Architecture Overview¶

Project Structure¶

kiosque/
├── kiosque/
│   ├── core/           # Core functionality
│   │   ├── client.py   # HTTP client with retry logic
│   │   ├── config.py   # Configuration loading & validation
│   │   └── website.py  # Base Website class
│   ├── website/        # Individual website scrapers (30+ files)
│   │   ├── lemonde.py
│   │   ├── nytimes.py
│   │   └── ...
│   ├── api/            # External API integrations
│   │   ├── raindrop.py # Raindrop.io bookmarks
│   │   └── pocket.py   # Pocket (deprecated)
│   ├── tui/            # Terminal UI
│   │   ├── tui.py      # Textual TUI application
│   │   └── kiosque.tcss # TUI styles
│   └── __init__.py     # CLI entry point
├── tests/              # Test suite
└── pyproject.toml      # Dependencies & metadata

Component Overview¶

Core Layer (`kiosque/core/`)¶

`client.py` - HTTP Client¶

Provides HTTP request wrappers with automatic retry logic:

**get_with_retry(url, **kwargs)** - GET request with exponential backoff
**post_with_retry(url, **kwargs)** - POST request with exponential backoff
Retry strategy: 3 attempts, exponential backoff (stamina library)
Timeout: 30 seconds per request
Shared client: Single httpx.Client instance for connection pooling

from kiosque.core.client import get_with_retry

response = get_with_retry("https://example.com/article")

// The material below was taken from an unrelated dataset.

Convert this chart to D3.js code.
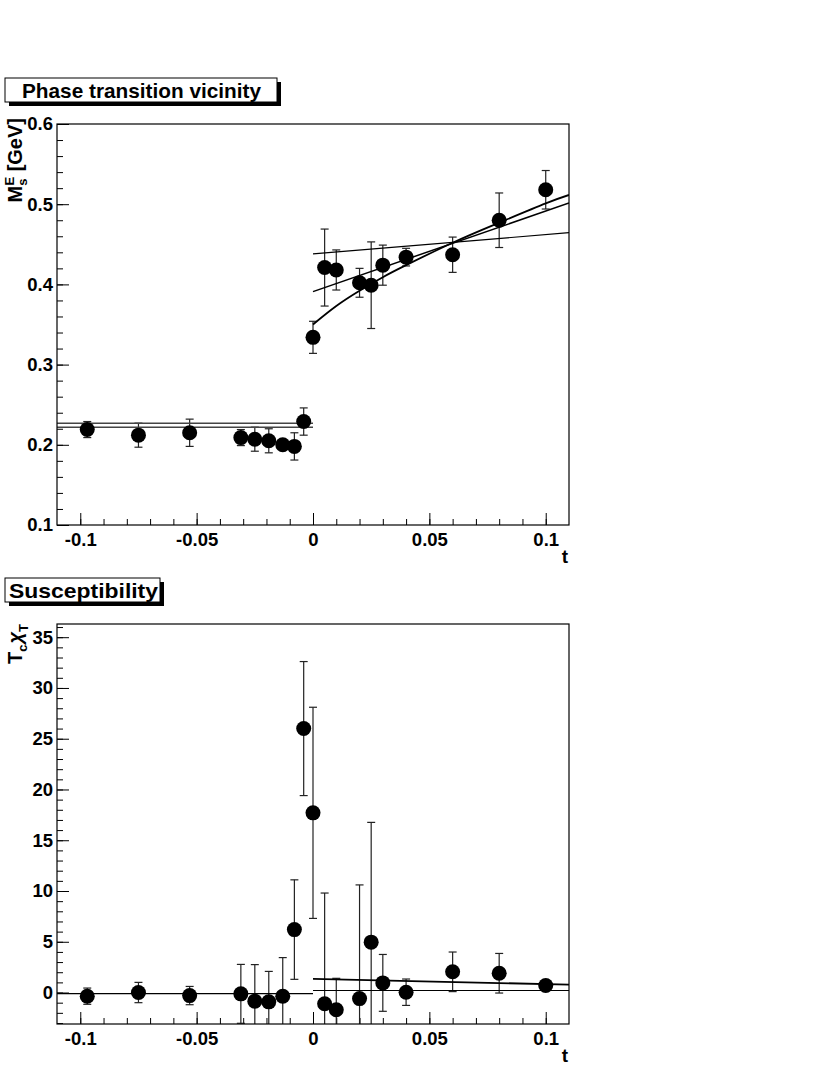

`config.py` - Configuration Management¶

Handles loading and validating user configuration:

Configuration file: ~/.config/kiosque/kiosque.conf (or $XDG_CONFIG_HOME)
Format: INI file with website credentials and API tokens
Validation: Pydantic models ensure data integrity
WebsiteCredentials - Username/password pairs
RaindropConfig - API token validation
Access: config_dict dictionary maps URLs to credentials

from kiosque.core.config import config_dict, configuration_file

credentials = config_dict.get("https://www.lemonde.fr/")
# Returns: {"username": "...", "password": "..."}

`website.py` - Base Website Class¶

Abstract base class for all website scrapers:

Key Components:

Class Attributes:
base_url: Website home URL (required)
login_url: Authentication endpoint (optional)
alias: List of short names for CLI (optional)
clean_nodes: HTML elements to remove (optional)
clean_attributes: Elements to strip attributes from (optional)
header_entries: Custom HTTP headers (optional)
Core Methods:
instance(url) - Factory method, returns appropriate Website subclass
bs4(url) - Fetch URL and return BeautifulSoup object
login() - Authenticate with website
article(url) - Extract article HTML element
clean(article) - Remove unwanted elements
full_text(url) - Convert article to Markdown
save(url, filename) - Download article to file
Performance Features:
Module caching: Website implementations discovered once, cached
Connection pooling: Shared HTTP client across requests
Retry logic: Automatic retry with backoff for network failures

from kiosque.core.website import Website

# Get website-specific scraper
website = Website.instance("https://www.lemonde.fr/article")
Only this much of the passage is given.